### [WHAT IS BEING ASKED]
Say how many lines in the data below contain the word "script", and give no other text.

* * * * * * * * *

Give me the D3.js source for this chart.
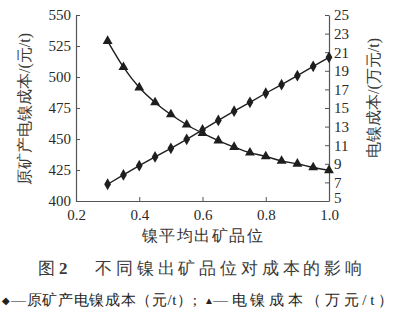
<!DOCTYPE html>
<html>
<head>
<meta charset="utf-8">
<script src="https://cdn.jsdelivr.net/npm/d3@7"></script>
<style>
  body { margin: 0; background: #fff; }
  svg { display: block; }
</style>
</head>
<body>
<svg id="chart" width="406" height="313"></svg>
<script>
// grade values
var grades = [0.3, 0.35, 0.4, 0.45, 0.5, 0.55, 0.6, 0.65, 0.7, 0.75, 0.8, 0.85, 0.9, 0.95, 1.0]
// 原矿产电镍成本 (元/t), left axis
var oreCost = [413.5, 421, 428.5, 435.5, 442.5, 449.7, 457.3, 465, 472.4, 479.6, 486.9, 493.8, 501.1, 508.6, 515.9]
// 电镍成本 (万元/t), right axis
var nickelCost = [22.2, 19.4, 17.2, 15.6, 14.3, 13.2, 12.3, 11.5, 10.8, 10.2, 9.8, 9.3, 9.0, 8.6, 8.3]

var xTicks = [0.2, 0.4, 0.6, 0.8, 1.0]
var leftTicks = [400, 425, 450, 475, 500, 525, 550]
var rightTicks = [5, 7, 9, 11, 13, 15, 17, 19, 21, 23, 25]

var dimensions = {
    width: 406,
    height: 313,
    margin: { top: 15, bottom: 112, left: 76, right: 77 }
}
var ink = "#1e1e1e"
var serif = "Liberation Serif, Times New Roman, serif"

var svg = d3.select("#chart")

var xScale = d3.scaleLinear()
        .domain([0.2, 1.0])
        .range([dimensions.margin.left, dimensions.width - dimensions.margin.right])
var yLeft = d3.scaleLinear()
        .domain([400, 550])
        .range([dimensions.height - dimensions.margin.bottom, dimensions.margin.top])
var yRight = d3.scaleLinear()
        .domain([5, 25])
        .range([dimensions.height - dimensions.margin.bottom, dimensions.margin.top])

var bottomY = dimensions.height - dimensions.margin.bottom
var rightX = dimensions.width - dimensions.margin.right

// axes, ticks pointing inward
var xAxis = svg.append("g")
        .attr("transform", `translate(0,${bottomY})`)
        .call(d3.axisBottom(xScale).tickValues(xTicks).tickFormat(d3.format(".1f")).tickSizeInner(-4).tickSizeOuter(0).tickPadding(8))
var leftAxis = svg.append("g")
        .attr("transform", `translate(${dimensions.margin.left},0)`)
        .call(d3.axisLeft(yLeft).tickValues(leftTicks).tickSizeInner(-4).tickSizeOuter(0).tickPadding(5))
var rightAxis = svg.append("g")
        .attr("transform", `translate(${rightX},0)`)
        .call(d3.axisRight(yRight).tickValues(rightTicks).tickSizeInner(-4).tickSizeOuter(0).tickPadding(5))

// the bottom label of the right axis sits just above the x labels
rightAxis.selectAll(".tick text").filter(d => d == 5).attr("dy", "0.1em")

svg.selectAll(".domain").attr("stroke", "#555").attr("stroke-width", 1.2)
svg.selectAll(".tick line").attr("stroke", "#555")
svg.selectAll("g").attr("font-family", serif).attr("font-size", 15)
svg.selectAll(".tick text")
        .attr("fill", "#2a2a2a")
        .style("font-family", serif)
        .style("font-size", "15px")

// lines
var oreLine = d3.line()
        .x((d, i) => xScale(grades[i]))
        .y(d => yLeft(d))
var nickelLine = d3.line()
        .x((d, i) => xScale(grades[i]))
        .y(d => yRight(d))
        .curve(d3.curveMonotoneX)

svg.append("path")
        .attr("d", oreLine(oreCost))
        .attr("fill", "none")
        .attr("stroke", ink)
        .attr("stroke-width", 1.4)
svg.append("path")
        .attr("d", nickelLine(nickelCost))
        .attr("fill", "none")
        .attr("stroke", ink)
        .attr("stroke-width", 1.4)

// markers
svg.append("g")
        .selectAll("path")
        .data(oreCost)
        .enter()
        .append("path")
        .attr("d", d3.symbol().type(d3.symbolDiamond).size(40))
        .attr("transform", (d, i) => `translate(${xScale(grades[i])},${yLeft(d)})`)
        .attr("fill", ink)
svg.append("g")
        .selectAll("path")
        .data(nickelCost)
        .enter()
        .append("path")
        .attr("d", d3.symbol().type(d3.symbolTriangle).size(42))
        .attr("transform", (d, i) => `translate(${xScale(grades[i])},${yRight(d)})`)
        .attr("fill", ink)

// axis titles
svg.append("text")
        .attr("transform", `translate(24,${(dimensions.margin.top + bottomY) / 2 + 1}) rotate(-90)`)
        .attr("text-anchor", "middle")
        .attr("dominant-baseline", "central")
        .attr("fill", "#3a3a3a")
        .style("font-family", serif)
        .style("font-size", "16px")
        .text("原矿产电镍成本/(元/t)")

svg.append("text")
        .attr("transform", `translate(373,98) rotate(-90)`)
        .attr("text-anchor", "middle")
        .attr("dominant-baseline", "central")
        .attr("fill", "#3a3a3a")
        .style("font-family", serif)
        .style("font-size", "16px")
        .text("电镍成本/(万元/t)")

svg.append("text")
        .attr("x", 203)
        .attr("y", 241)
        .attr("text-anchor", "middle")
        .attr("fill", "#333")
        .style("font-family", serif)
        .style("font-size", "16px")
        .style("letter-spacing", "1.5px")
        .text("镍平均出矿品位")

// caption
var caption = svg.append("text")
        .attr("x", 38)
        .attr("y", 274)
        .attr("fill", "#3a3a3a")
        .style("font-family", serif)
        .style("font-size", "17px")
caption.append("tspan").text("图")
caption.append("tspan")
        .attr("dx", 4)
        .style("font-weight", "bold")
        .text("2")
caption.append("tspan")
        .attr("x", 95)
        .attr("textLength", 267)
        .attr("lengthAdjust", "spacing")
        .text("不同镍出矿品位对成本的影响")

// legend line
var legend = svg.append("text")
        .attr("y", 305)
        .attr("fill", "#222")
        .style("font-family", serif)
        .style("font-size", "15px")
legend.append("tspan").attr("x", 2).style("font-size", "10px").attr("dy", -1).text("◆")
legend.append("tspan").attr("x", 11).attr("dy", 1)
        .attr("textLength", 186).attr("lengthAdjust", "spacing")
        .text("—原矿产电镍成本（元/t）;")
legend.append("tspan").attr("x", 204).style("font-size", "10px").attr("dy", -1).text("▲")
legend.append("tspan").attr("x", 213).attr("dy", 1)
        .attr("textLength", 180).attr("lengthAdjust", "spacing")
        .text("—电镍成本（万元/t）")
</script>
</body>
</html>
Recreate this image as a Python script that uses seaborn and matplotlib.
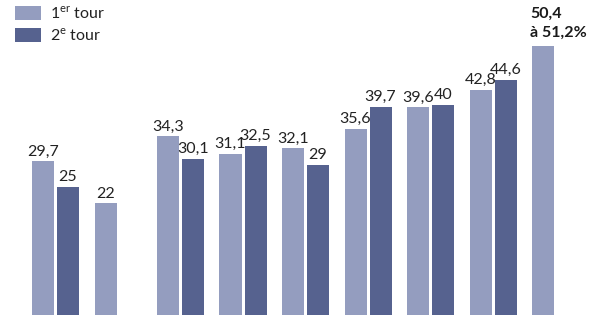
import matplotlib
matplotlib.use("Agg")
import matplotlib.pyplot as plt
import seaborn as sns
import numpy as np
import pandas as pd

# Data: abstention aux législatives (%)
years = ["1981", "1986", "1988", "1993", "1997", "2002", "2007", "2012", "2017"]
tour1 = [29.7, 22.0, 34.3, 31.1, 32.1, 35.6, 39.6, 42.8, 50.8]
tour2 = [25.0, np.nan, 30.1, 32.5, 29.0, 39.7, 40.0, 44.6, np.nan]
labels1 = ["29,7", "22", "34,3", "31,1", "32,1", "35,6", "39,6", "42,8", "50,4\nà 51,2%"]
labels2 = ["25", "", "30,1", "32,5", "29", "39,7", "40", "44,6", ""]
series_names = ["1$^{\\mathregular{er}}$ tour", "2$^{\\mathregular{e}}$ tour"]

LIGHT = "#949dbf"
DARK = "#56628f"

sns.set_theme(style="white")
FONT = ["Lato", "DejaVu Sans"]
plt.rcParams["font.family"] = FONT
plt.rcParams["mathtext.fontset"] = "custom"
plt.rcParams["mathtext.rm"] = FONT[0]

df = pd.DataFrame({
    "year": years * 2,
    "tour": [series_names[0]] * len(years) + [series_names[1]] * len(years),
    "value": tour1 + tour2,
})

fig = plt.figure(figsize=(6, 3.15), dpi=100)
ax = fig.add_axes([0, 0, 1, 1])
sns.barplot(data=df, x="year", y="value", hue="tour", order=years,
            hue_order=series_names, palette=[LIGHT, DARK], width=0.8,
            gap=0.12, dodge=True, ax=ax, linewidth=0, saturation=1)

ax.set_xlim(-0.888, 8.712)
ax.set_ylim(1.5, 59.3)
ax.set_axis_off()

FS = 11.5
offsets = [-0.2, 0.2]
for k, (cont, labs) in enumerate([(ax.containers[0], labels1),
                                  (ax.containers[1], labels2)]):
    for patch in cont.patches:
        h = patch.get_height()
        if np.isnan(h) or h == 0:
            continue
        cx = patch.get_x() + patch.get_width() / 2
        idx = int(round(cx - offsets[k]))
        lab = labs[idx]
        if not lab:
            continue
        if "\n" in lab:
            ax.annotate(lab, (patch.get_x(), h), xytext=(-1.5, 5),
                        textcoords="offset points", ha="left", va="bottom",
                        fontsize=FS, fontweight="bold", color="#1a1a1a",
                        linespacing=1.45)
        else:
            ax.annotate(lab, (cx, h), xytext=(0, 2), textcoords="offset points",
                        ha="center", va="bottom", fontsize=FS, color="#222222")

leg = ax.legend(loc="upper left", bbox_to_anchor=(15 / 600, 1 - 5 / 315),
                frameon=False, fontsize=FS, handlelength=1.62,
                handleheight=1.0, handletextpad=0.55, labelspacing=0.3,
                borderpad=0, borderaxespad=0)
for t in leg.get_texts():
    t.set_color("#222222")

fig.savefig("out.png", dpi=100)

* * * * * * * * *

### [THE SOLUTION]
4